The reference image (img_object in the above code) is a straight view of only the rectangular target.Now the target in my scene image may be tilted forwards or backwards.I want to find out the angle by which it has been tilted.I have read various posts and came to the conclusion that the homography returned by findHomography() can be decomposed to the rotation matrix and translation vector. I have used code from https:/gist.github.com/inspirit/740979 recommended by this link translated to C++.This is the Zhang SVD decomposition code got from the camera calibration module of OpenCV.I got the complete explanation of this decomposition code from O'Reilly's Learning OpenCV book.
I also used solvePnP() on the the keypoints returned by the matcher to cross check the rotation matrix and the translation vector returned from the homography decomposition but they do not seem to the same.

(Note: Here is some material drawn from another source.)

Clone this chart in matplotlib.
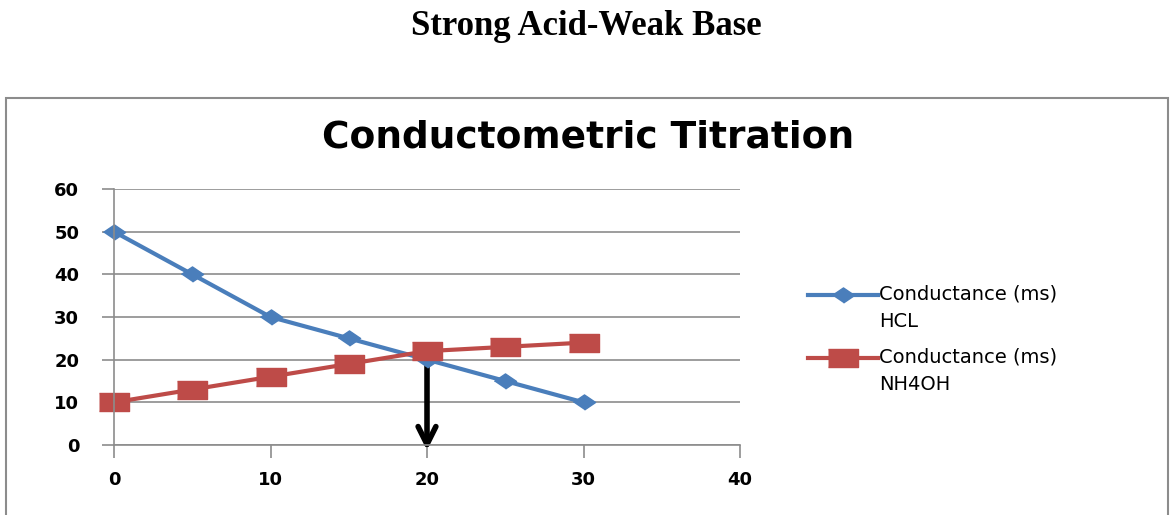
import numpy as np
import matplotlib.pyplot as plt
from matplotlib.patches import Rectangle
from matplotlib.legend_handler import HandlerLine2D

# data
volume = [0, 5, 10, 15, 20, 25, 30]
hcl = [50, 40, 30, 25, 20, 15, 10]
nh4oh = [10, 13, 16, 19, 22, 23, 24]
labels = ['Conductance (ms)\nHCL', 'Conductance (ms)\nNH4OH']
x_ticks = [0, 10, 20, 30, 40]
y_ticks = [0, 10, 20, 30, 40, 50, 60]
end_point = 20

# the source image is stretched sideways, so use flattened markers
flat_diamond = [(-1, 0), (0, 0.68), (1, 0), (0, -0.68)]
flat_square = [(-1, -0.64), (1, -0.64), (1, 0.64), (-1, 0.64)]


class FirstLineHandler(HandlerLine2D):
    # put the legend handle level with the first text line
    def create_artists(self, legend, orig_handle, xdescent, ydescent,
                       width, height, fontsize, trans):
        arts = super().create_artists(legend, orig_handle, xdescent, ydescent,
                                      width, height, fontsize, trans)
        for a in arts:
            a.set_ydata(np.asarray(a.get_ydata()) + 9.5)
        return arts


fig = plt.figure(figsize=(11.71, 5.15), dpi=100)

# outer chart border (gray box like excel)
fig.patches.append(Rectangle((6 / 1171, -0.1), 1162 / 1171, 1.1 - 98 / 515,
                             transform=fig.transFigure, fill=False,
                             edgecolor='#8c8c8c', linewidth=1.5))

fig.text(0.501, 0.948, 'Strong Acid-Weak Base', ha='center', va='center',
         family='Liberation Serif', fontweight='bold', fontsize=25)
fig.text(0.502, 0.733, 'Conductometric Titration', ha='center', va='center',
         fontweight='bold', fontsize=27, family='DejaVu Sans')

ax = fig.add_axes([114 / 1171, 1 - 445 / 515, 626 / 1171, 256 / 515])

ax.plot(volume, hcl, color='#4a7ebb', marker=flat_diamond, markersize=16,
        linewidth=3, label=labels[0])
ax.plot(volume, nh4oh, color='#be4b48', marker=flat_square, markersize=21,
        linewidth=3, label=labels[1])

# end point arrow (sits under the markers)
ax.annotate('', xy=(end_point, -1.3), xytext=(end_point, 20.5),
            annotation_clip=False, zorder=1.5,
            arrowprops=dict(arrowstyle='->', color='black', lw=4,
                            mutation_scale=32, shrinkA=0, shrinkB=0))

ax.set_xlim(0, 40)
ax.set_ylim(0, 60)
ax.set_xticks(x_ticks)
ax.set_yticks(y_ticks)
ax.grid(axis='y', color='#8c8c8c', linewidth=1.2)
ax.set_axisbelow(True)
for s in ['top', 'right']:
    ax.spines[s].set_visible(False)
ax.spines['left'].set_color('#8c8c8c')
ax.spines['bottom'].set_color('#8c8c8c')
ax.spines['left'].set_linewidth(1.2)
ax.spines['bottom'].set_linewidth(1.2)
ax.tick_params(axis='both', colors='#8c8c8c', labelcolor='black',
               labelsize=13, length=9, width=1.2)
ax.tick_params(axis='x', pad=10)
ax.tick_params(axis='y', pad=16)
for t in ax.get_xticklabels() + ax.get_yticklabels():
    t.set_fontweight('bold')
for ln in ax.lines:
    ln.set_clip_on(False)

leg = fig.legend(loc='upper left', bbox_to_anchor=(790 / 1171, 1 - 267 / 515),
                 frameon=False, fontsize=14, handlelength=3.6,
                 labelspacing=0.85, handletextpad=0.1,
                 handler_map={ln: FirstLineHandler() for ln in ax.lines})
for t in leg.get_texts():
    t.set_linespacing(1.55)

fig.savefig('out.png', dpi=100)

I have already the measurements of the tilts of all my scene images.i found 2 ways to retrieve the angles from the rotation matrix to check how well they match my values.
Given a 3×3 rotation matrix
R = [ r_{11} & r_{12} & r_{13} ]
[ r_{21} & r_{22} & r_{23} ]
[ r_{31} & r_{32} & r_{33} ]
The 3 Euler angles are
theta_{x} = atan2(r_{32}, r_{33})
theta_{y} = atan2(-r_{31}, sqrt{r_{32}^2 + r_{33}^2})
theta_{z} = atan2(r_{21}, r_{11})
The axis,angle representation - Being R a general rotation matrix, its corresponding rotation axis u
and rotation angle θ can be retrieved from:
cos(θ) = ( trace(R) − 1) / 2
[u]× = (R − R⊤) / 2 sin(θ)
I calculated the angles using both the methods for the rotation matrices obtained from the homography decomposition and the solvepnp().All the angles are different and give very unexpected values.
Is there a hole in my understanding?I do not understand where my calculations are wrong.Are there any alternatives i can use?
Why do you expect them to be the same? They are not the same thing at all.
The Euler angles are three angles of rotation about one axis at a time, starting from the world frame.
Rodriguez's formula gives components of one vector in the world frame, and an angle of rotation about that vector.